Good tenants are like gold dust to landlords. They make everything easier; they pay their rent on time, so you pay your bills on time. They look after the property. If they have an issue, you manage to work together to resolve the problem as a team. They are polite, courteous, and they leave far too soon.
Finding a long-term, good tenant is the holy grail for most landlords, but it’s not necessarily easy. A standard lease is around six months, which means you have barely gotten to know how a new tenant is and then they’re off again.
But do they have to be?
1. Appreciate Them
Long-term tenants that pay their rent and look after your property are not to be taken for granted. You should acknowledge that, and make sure that they know how appreciative you are. The benefit to you in terms of your investment and return is overwhelming, so be the nicest landlord in the world. That alone might make them want to stick around; they might decide it’s better to stick with the nice landlord than risk a move and a bad one!

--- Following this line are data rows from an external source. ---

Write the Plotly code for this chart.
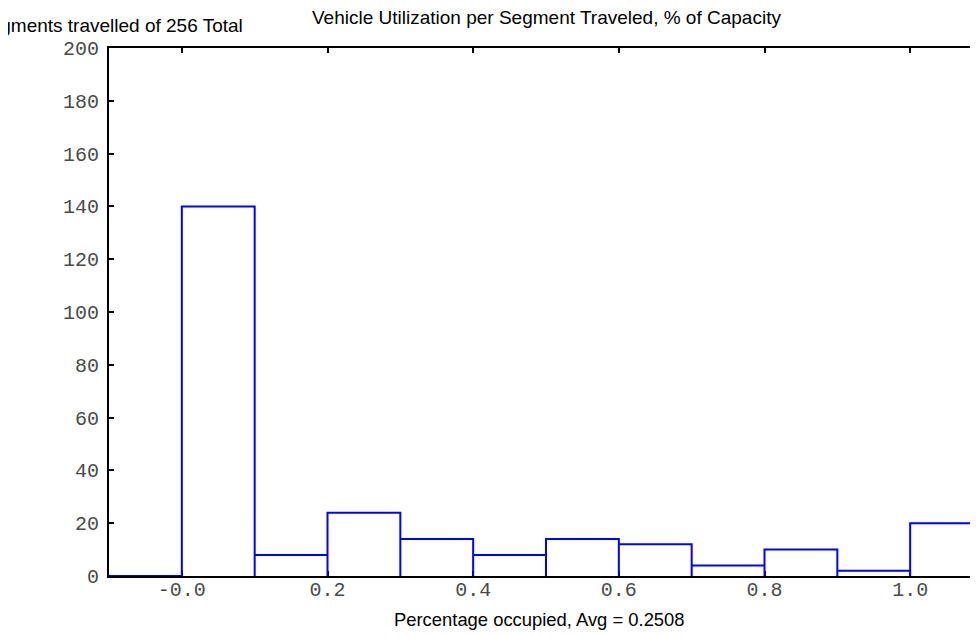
import plotly.graph_objects as go

# Histogram data
bin_edges = [-0.1, 0.0, 0.1, 0.2, 0.3, 0.4, 0.5, 0.6, 0.7, 0.8, 0.9, 1.0, 1.1]
counts = [0, 140, 8, 24, 14, 8, 14, 12, 4, 10, 2, 20]

x_tick_vals = [0.0, 0.2, 0.4, 0.6, 0.8, 1.0]
x_tick_text = ["-0.0", "0.2", "0.4", "0.6", "0.8", "1.0"]
y_tick_vals = [0, 20, 40, 60, 80, 100, 120, 140, 160, 180, 200]

title_text = "Vehicle Utilization per Segment Traveled, % of Capacity"
x_title = "Percentage occupied, Avg = 0.2508"
y_title = "Segments travelled of 256 Total"

# Build outline path of each bin rectangle
px, py = [], []
for i, c in enumerate(counts):
    l, r = bin_edges[i], bin_edges[i + 1]
    px += [l, l, r, r]
    py += [0, c, c, 0]

# page body has an 8px margin; figure coordinates below are page - 8
W, H = 977, 629
ml, mr, mt, mb = 101, 0, 40, 61
PW, PH = W - ml - mr, H - mt - mb

def xp(px_):
    return (px_ - ml) / PW

def yp(py_):
    return (H - mb - py_) / PH

fig = go.Figure()
fig.add_trace(go.Scatter(x=px, y=py, mode="lines", cliponaxis=False,
                         line=dict(color="#0000ff", width=2), hoverinfo="skip"))

tickfont = dict(family="Liberation Mono, Courier New, monospace", size=20, color="#4a4a4a")
txtfont = dict(family="Liberation Sans, Arial, Helvetica", color="black")

fig.update_layout(
    width=W, height=H,
    margin=dict(l=ml, r=mr, t=mt, b=mb),
    paper_bgcolor="white", plot_bgcolor="white",
    showlegend=False,
    xaxis=dict(range=[bin_edges[0], bin_edges[-1]], tickvals=x_tick_vals, ticktext=x_tick_text,
               ticks="inside", ticklen=5, tickwidth=2, tickcolor="black",
               showline=True, linecolor="black", linewidth=2, mirror="ticks",
               showgrid=False, zeroline=False, tickfont=tickfont, ticklabelstandoff=-6,
               layer="below traces"),
    yaxis=dict(range=[0, 200], tickvals=y_tick_vals,
               ticks="inside", ticklen=5, tickwidth=2, tickcolor="black",
               showline=True, linecolor="black", linewidth=2, mirror="ticks",
               showgrid=False, zeroline=False, tickfont=tickfont, ticklabelstandoff=4,
               layer="below traces"),
    annotations=[
        dict(text=title_text, xref="paper", yref="paper",
             x=xp(539), y=yp(10), xanchor="center", yanchor="middle", showarrow=False,
             font=dict(size=19, **txtfont)),
        dict(text=x_title, xref="paper", yref="paper",
             x=xp(532.5), y=yp(611), xanchor="center", yanchor="middle", showarrow=False,
             font=dict(size=18.4, **txtfont)),
        dict(text=y_title, xref="paper", yref="paper",
             x=xp(237), y=yp(18), xanchor="right", yanchor="middle", showarrow=False,
             font=dict(size=19, **txtfont)),
    ],
)

fig.write_html("out.html")
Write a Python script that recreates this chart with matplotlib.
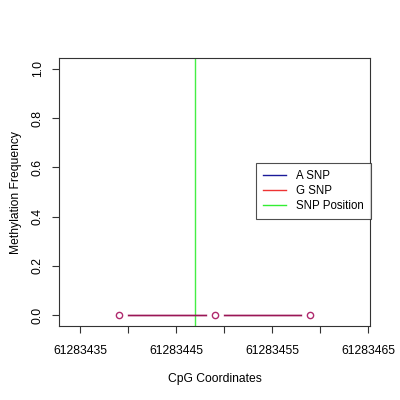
import matplotlib
matplotlib.use("Agg")
import matplotlib.pyplot as plt
from matplotlib.lines import Line2D

cpg_positions = [61283439, 61283449, 61283459]
a_snp_values = [0.0, 0.0, 0.0]
g_snp_values = [0.0, 0.0, 0.0]
snp_position = 61283447
x_ticks = [61283435, 61283440, 61283445, 61283450, 61283455, 61283460, 61283465]
x_tick_labels = ["61283435", "", "61283445", "", "61283455", "", "61283465"]
y_ticks = [0.0, 0.2, 0.4, 0.6, 0.8, 1.0]
y_tick_labels = ["0.0", "0.2", "0.4", "0.6", "0.8", "1.0"]
legend_labels = ["A SNP", "G SNP", "SNP Position"]

plt.rcParams['font.family'] = ['Liberation Sans', 'DejaVu Sans']
fig = plt.figure(figsize=(4, 4), dpi=100)
ax = fig.add_axes([59/400, 74/400, 311/400, 268/400])

ax.axvline(snp_position, color='#44ee44', lw=1.0, zorder=1)
ax.plot(cpg_positions, a_snp_values, color='#9a1656', lw=1.0, zorder=2)
ax.plot(cpg_positions, g_snp_values, color='#9a1656', lw=1.0, zorder=3)
# gaps around points (R type "b")
ax.plot(cpg_positions, g_snp_values, linestyle='none', marker='o', markersize=11,
        markerfacecolor='white', markeredgecolor='white', zorder=4)
ax.plot(cpg_positions, g_snp_values, linestyle='none', marker='o', markersize=4.5,
        markerfacecolor='none', markeredgecolor='#b02a6e', markeredgewidth=1.0, zorder=5)

ax.set_xlim(61283432.8, 61283465.2)
ax.set_ylim(-0.044, 1.044)
ax.set_xticks(x_ticks)
ax.set_xticklabels(x_tick_labels, fontsize=8.7)
ax.set_yticks(y_ticks)
ax.set_yticklabels(y_tick_labels, fontsize=8.7, rotation=90, va='center')
ax.tick_params(axis='x', length=5, pad=9, color='#333333')
ax.tick_params(axis='y', length=5, pad=6, color='#333333')
for s in ax.spines.values():
    s.set_linewidth(0.8)
    s.set_color('#333333')

ax.set_xlabel("CpG Coordinates", fontsize=8.7, labelpad=11)
ax.set_ylabel("Methylation Frequency", fontsize=8.7, labelpad=7)

handles = [Line2D([], [], color='#1a1a99', lw=1.0),
           Line2D([], [], color='#ee3333', lw=1.0),
           Line2D([], [], color='#33ee33', lw=1.0)]
leg = fig.legend(handles, legend_labels, loc='upper left',
                 bbox_to_anchor=(256/400, 1 - 163/400), fontsize=8.3,
                 frameon=True, fancybox=False, handlelength=2.0, borderpad=0.6,
                 labelspacing=0.25, handletextpad=0.9, borderaxespad=0)
leg.get_frame().set_edgecolor('#222222')
leg.get_frame().set_linewidth(0.8)

fig.savefig("out.png", dpi=100)
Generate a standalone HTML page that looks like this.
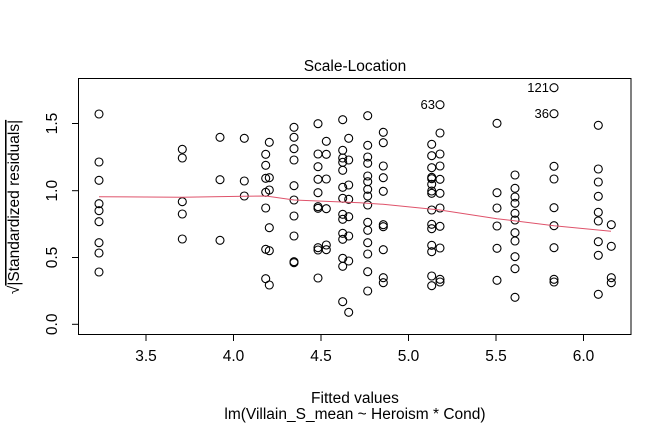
<!DOCTYPE html>
<html><head><meta charset="utf-8"><style>
html,body{margin:0;padding:0;background:#fff;}
svg{display:block;font-family:"Liberation Sans",Arial,sans-serif;}
</style></head><body>
<svg id="s" width="672" height="432" viewBox="0 0 672 432" xmlns="http://www.w3.org/2000/svg">
<rect x="0" y="0" width="672" height="432" fill="#fff"/>
<rect x="78.5" y="78.5" width="552.5" height="256" fill="none" stroke="#000" stroke-width="1"/>
<g stroke="#000" stroke-width="1">
<line x1="146" y1="334.5" x2="146" y2="341"/>
<line x1="233.5" y1="334.5" x2="233.5" y2="341"/>
<line x1="321" y1="334.5" x2="321" y2="341"/>
<line x1="408.5" y1="334.5" x2="408.5" y2="341"/>
<line x1="496" y1="334.5" x2="496" y2="341"/>
<line x1="583.5" y1="334.5" x2="583.5" y2="341"/>
<line x1="72" y1="324.3" x2="78.5" y2="324.3"/>
<line x1="72" y1="257.5" x2="78.5" y2="257.5"/>
<line x1="72" y1="190.7" x2="78.5" y2="190.7"/>
<line x1="72" y1="123.5" x2="78.5" y2="123.5"/>
</g>
<g font-size="15.5" text-anchor="middle" fill="#000">
<text x="146" y="361">3.5</text>
<text x="233.5" y="361">4.0</text>
<text x="321" y="361">4.5</text>
<text x="408.5" y="361">5.0</text>
<text x="496" y="361">5.5</text>
<text x="583.5" y="361">6.0</text>
<text transform="translate(57,324.3) rotate(-90)">0.0</text>
<text transform="translate(57,257.5) rotate(-90)">0.5</text>
<text transform="translate(57,190.7) rotate(-90)">1.0</text>
<text transform="translate(57,123.5) rotate(-90)">1.5</text>
<text x="355" y="71">Scale-Location</text>
<text x="355" y="403">Fitted values</text>
<text x="355" y="419">lm(Villain_S_mean ~ Heroism * Cond)</text>
<text transform="translate(19,207) rotate(-90)">√<tspan text-decoration="overline">|Standardized residuals|</tspan></text>
</g>
<g font-size="13" text-anchor="end" fill="#000">
<text x="549" y="92">121</text>
<text x="549" y="118">36</text>
<text x="435" y="109">63</text>
</g>
<g id="pts" fill="none" stroke="#000" stroke-width="1.1"></g>
<polyline fill="none" stroke="#DF536B" stroke-width="1" points="99,196.7 182,197.3 244,196.3 266,196 294,200 360,202.7 383,204.3 440,210 497,218.7 554,225.7 611,231.3"/>
</svg>
<script>
var A=[[117,[102,246,301,371,392,425,488,519,576]],[367,[208,234,365,402,477]],[480,[172,299,481]],[553,[175,303,348]],[617,[223,256,295,337,384,508,596]],[628,[187,293,330,443,512,615]],[702,[142,172,206,240,317,360,408,468,545,548]],[774,[131,222,260,298,338,380,385,503,510,594]],[799,[184,223,297,386,495,509]],[848,[119,211,234,247,271,322,355,403,418,460,478,535,559,665]],[866,[175,240,315,358,410,468,543,697]]];
var B=[[83,[107,196,231,250,288,305,328,348,375,427,451,488,522,575,633]],[130,[157,188,258,293,334,434,440,509,593,608]],[275,[193,227,263,292,296,313,333,340,390,433,446,496,515,588,617]],[300,[74,159,222,258,298,340,384,439,504,598,606]],[471,[130,338,384,438,505,601]],[525,[285,325,351,370,400,420,458,483,530,566,652]],[642,[23,101,259,297,383,437,503,598,606]],[775,[136,267,306,349,397,423,485,526,643]],[814,[434,499,593,608]]];
var g=document.getElementById('pts'),h='';
function add(L,ox,oy){L.forEach(function(c){c[1].forEach(function(y){h+='<circle cx="'+(ox+c[0]/3).toFixed(1)+'" cy="'+(oy+y/3).toFixed(1)+'" r="4"/>';});});}
add(A,60,80);add(B,340,80);
g.innerHTML=h;
</script>
</body></html>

2. Make Your Property Perfect
Few proper landlords are letting out a property they know is substandard, but you really have to go above and beyond if you want prospective tenants to stay for as long as possible.
The idea of carrying out renovation work is probably unattractive when you’re between tenants. After all, every moment you spend working on and developing the property is just delaying how long it’ll be until you collect rent again… isn’t it?
Not necessarily. If you explain to a prospective tenant that you’re having major work done to improve the property, then they might be willing to move in sooner – for a reduced rental price. Bear in mind their concerns, especially if you are doing major renovations like an extension. They might worry about security, so reassure them you’re going above and beyond to keep the property safe. To that end, chain link fences are also a great option for construction sites and can help tenants feel more secure while you continue your development. Make sure you also keep them up to date on all building work and when you expect it to be completed.
This benefits both parties: they get a nicer place to live and reduced rent while they wait, and you don’t have to go without a rental income.
3. Offer An Incentive To Stay
If you don’t need to worry about attracting new tenants – you just want your existing good tenant to remain – then it’s worth offering an incentive. You could offer to do further development work as above to improve their home, or you could even offer a discount in the rental price.
If you worry that’s not financially worth it, you’re wrong. Think of the potential costs of them leaving: you will have to renovate to an extent anyway, advertise the property, deal with legal fees. Then the new tenants might be terrible and never pay their rent! If you’ve got tenants you like and trust, it’s worth making the effort to convince them to stay.